When Richard returns and she finds out the news of his death was a mistake, she can't face giving up her newfound freedom even though it has only lasted an hour. That hour has changed her, and she can't go back to her former life. She therefore achieves a different form of freedom—or escape—through dying. Having tasted freedom, she prefers death to its loss. She gains this freedom passively. She does not actively kill herself, Nevertheless, her sudden death liberates her.
In "Barn Burning" Sarty also breaks free of a patriarch. In this case, it is his arsonist father, who beats Sarty when he thinks he is going to betray him as a barn burner. His father expects him to always stand by the family.
However, when Sarty believes his father has died (although he hasn't) in yet another barn burning, he runs away from his family, breaking free from patriarchy's grip:

He began to run, stumbling, tripping ... without ceasing to run, looking backwards over his shoulder at the glare... running among the invisible trees.

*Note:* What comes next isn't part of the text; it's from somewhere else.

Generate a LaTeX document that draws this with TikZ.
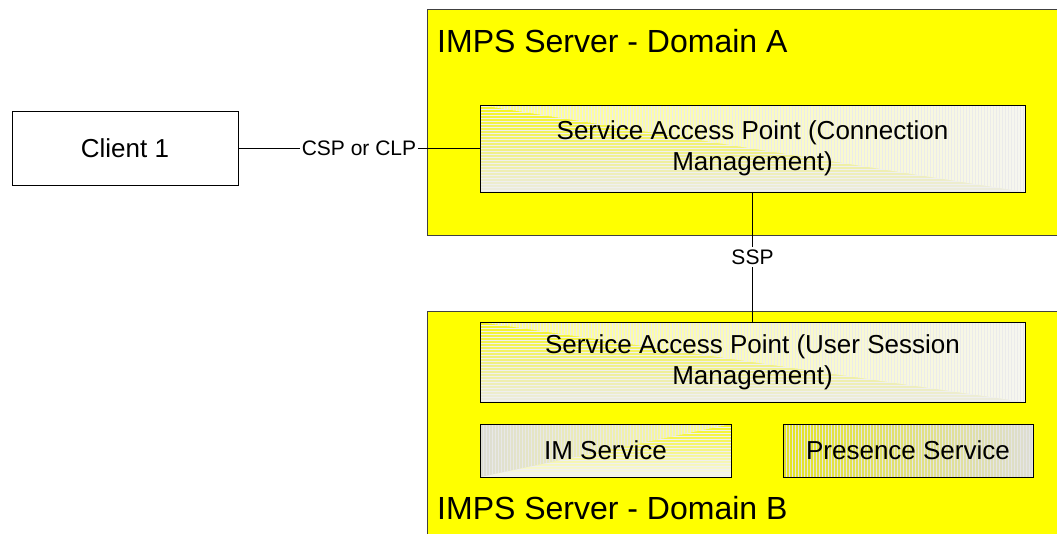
\documentclass[tikz,border=0pt]{standalone}
\usepackage{fontspec}
\setmainfont{Liberation Sans}
\usetikzlibrary{patterns}
\definecolor{domyellow}{RGB}{255,255,0}
\definecolor{yA}{RGB}{245,245,30}
\definecolor{yB}{RGB}{255,255,150}
\definecolor{gA}{RGB}{236,236,228}
\definecolor{yC}{RGB}{255,255,140}
\definecolor{gB}{RGB}{246,246,240}
\definecolor{gC}{RGB}{222,222,212}
\definecolor{olv}{RGB}{228,228,30}
\begin{document}
\begin{tikzpicture}[x=1pt,y=-1pt,
  dom/.style={draw=black!75, line width=1pt, fill=domyellow, rectangle, inner sep=0pt, anchor=north west},
  box/.style={draw=black, line width=0.9pt, rectangle, inner sep=0pt, align=center,
    font=\fontsize{26}{31}\selectfont},
  sapshade/.style={path picture={
    \shade[top color=yA, middle color=yB, bottom color=gA]
      (path picture bounding box.north west) rectangle (path picture bounding box.south east);
    \fill[pattern=horizontal lines, pattern color=black!6]
      (path picture bounding box.north west) rectangle (path picture bounding box.south east);
    \shade[left color=yC, right color=gB]
      (path picture bounding box.north west) -- (path picture bounding box.north east)
      -- (path picture bounding box.south east) -- cycle;
    \fill[pattern=vertical lines, pattern color=black!8]
      (path picture bounding box.north west) -- (path picture bounding box.north east)
      -- (path picture bounding box.south east) -- cycle;
  }},
  imshade/.style={path picture={
    \shade[top color=yA, middle color=yB, bottom color=gB]
      (path picture bounding box.north west) rectangle (path picture bounding box.south east);
    \fill[pattern=horizontal lines, pattern color=black!6]
      (path picture bounding box.north west) rectangle (path picture bounding box.south east);
    \shade[left color=gC, right color=yC]
      (path picture bounding box.north west) -- (path picture bounding box.north east)
      -- (path picture bounding box.south west) -- cycle;
    \fill[pattern=vertical lines, pattern color=black!9]
      (path picture bounding box.north west) -- (path picture bounding box.north east)
      -- (path picture bounding box.south west) -- cycle;
  }},
  presshade/.style={path picture={
    \shade[left color=olv, right color=gC]
      (path picture bounding box.north west) rectangle (path picture bounding box.south east);
    \fill[pattern=vertical lines, pattern color=black!10]
      (path picture bounding box.north west) rectangle (path picture bounding box.south east);
  }},
  conn/.style={draw=black, line width=1.3pt},
  lbl/.style={fill=white, inner sep=2pt, font=\fontsize{21}{24}\selectfont},
  title/.style={anchor=west, inner sep=0pt, font=\fontsize{32}{36}\selectfont}
]
\clip (0,0) rectangle (1057,533);
\fill[white] (0,0) rectangle (1057,533);

\node[dom, minimum width=640pt, minimum height=226pt] (doma) at (427,9) {};
\node[dom, minimum width=640pt, minimum height=240pt] (domb) at (427,311) {};
\node[title] (titlea) at (437,41) {IMPS Server - Domain A};
\node[title] (titleb) at (437,508) {IMPS Server - Domain B};

\node[box, minimum width=226pt, minimum height=74pt, fill=white] (client) at (125,148.5) {Client 1};
\node[box, sapshade, minimum width=545pt, minimum height=87pt] (sapa) at (752.5,148.5)
  {Service Access Point (Connection\\Management)};
\node[box, sapshade, minimum width=545pt, minimum height=80pt] (sapb) at (752.5,362)
  {Service Access Point (User Session\\Management)};
\node[box, imshade, minimum width=251pt, minimum height=53pt] (im) at (605.5,450.5) {IM Service};
\node[box, presshade, minimum width=250pt, minimum height=53pt] (pres) at (908,450.5) {Presence Service};

\draw[conn] (client) -- node[lbl] {CSP or CLP} (sapa);
\draw[conn] (sapa) -- node[lbl, inner sep=3pt] {SSP} (sapb);
\end{tikzpicture}
\end{document}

In all three cases, the freedom comes at great price. Josephine dies, Emily lives with a corpse, and Sarty runs off without money or protection into the woods to fend for himself. Nevertheless, all three find freedom.
All three stories also use omniscient narration. In both "A Rose for Emily" and "Story of an Hour," this allows the author to surprise the reader: in "A Rose for Emily" we don't expect Emily to be sleeping with her husband's corpse. In "Story of an Hour," we initially believe Josephine is overcome with grief. The revelation that she is happy about it is shocking. "Barn Burning" sticks much closer to telling the story through Sarty's eyes, but there are places where Faulkner inserts a narrative voice that could not be that of a ten year old boy, such as when the narrator comments the following:

There was something about his [Sarty's father's] wolflike independence and even courage when the advantage was at least neutral which impressed strangers, as if they got from his latent ravening ferocity not so much a sense of dependability as a feeling that his ferocious conviction in the rightness of his own actions would be of advantage to all whose interest lay with his.

By using omniscient narration, the authors achieve freedom: the freedom to tell their stories in the most powerful possible way.